Request ▸
Starting with the first line of the data below, copy each line up to and including the one containing "import plotly.graph_objects as go". Pictures stay out.

Given material ▸
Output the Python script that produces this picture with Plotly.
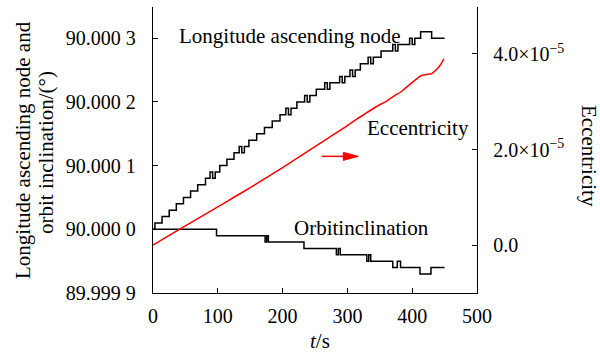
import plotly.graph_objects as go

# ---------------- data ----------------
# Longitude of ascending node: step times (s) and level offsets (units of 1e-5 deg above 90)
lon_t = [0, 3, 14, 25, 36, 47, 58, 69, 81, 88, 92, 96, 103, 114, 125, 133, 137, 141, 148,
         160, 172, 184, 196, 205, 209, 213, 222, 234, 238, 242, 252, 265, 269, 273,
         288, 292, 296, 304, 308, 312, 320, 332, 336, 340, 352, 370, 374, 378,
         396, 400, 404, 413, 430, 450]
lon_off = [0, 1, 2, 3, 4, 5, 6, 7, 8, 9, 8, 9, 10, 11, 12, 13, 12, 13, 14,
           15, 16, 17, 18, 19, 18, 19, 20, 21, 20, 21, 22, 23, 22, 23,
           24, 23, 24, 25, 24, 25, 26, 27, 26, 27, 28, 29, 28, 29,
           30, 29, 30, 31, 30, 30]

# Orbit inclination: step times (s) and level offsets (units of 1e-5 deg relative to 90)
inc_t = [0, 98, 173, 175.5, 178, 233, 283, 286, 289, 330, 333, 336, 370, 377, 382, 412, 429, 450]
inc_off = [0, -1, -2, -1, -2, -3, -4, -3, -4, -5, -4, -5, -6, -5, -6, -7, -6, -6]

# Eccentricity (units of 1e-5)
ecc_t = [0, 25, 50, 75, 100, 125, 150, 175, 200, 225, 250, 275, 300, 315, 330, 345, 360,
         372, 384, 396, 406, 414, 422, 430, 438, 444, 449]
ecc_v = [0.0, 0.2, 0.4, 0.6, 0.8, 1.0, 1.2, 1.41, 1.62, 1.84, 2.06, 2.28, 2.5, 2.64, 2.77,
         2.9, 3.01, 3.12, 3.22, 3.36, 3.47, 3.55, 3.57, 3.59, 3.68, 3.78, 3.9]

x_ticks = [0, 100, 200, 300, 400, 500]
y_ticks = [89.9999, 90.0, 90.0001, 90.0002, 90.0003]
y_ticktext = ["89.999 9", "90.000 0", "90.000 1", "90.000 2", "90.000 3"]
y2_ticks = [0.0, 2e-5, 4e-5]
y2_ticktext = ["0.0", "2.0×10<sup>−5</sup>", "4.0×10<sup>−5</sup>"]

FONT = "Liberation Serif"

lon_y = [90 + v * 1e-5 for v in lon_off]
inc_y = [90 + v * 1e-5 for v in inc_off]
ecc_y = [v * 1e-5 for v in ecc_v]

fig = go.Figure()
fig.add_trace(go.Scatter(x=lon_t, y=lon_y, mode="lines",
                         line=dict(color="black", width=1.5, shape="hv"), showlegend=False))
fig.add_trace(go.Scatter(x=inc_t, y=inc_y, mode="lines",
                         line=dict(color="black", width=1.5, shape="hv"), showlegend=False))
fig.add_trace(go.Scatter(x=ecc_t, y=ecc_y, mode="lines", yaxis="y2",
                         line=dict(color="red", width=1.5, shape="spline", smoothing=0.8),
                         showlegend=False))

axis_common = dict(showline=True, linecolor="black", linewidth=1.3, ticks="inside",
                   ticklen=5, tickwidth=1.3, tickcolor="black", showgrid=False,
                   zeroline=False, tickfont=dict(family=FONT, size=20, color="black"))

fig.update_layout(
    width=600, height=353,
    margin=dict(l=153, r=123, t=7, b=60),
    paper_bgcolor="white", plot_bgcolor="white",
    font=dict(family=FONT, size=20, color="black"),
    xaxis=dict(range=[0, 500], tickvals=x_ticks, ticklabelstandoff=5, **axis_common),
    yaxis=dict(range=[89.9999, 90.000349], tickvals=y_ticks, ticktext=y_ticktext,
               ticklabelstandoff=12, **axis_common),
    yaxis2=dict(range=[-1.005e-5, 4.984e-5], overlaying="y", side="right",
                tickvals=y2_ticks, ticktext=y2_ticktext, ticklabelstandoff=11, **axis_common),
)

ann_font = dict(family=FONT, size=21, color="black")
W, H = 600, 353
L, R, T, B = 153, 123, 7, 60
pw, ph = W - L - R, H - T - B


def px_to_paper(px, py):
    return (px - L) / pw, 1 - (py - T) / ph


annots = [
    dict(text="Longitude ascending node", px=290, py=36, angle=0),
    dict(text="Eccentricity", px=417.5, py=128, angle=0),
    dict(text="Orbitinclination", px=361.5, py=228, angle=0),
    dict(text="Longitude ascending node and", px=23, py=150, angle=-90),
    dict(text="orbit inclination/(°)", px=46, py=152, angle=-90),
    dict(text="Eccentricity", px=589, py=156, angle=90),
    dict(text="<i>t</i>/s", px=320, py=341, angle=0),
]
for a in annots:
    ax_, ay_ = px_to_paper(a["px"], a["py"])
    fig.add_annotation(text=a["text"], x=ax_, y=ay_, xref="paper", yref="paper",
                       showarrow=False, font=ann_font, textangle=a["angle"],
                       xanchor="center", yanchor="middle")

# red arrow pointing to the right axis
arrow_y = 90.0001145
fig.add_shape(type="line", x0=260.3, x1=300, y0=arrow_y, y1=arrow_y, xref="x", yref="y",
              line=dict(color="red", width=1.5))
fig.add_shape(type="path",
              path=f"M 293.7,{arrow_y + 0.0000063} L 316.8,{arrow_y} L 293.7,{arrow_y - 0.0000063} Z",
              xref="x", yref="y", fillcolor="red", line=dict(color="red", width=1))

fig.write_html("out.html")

Reply ▸
Output the Python script that produces this picture with Plotly.
import plotly.graph_objects as go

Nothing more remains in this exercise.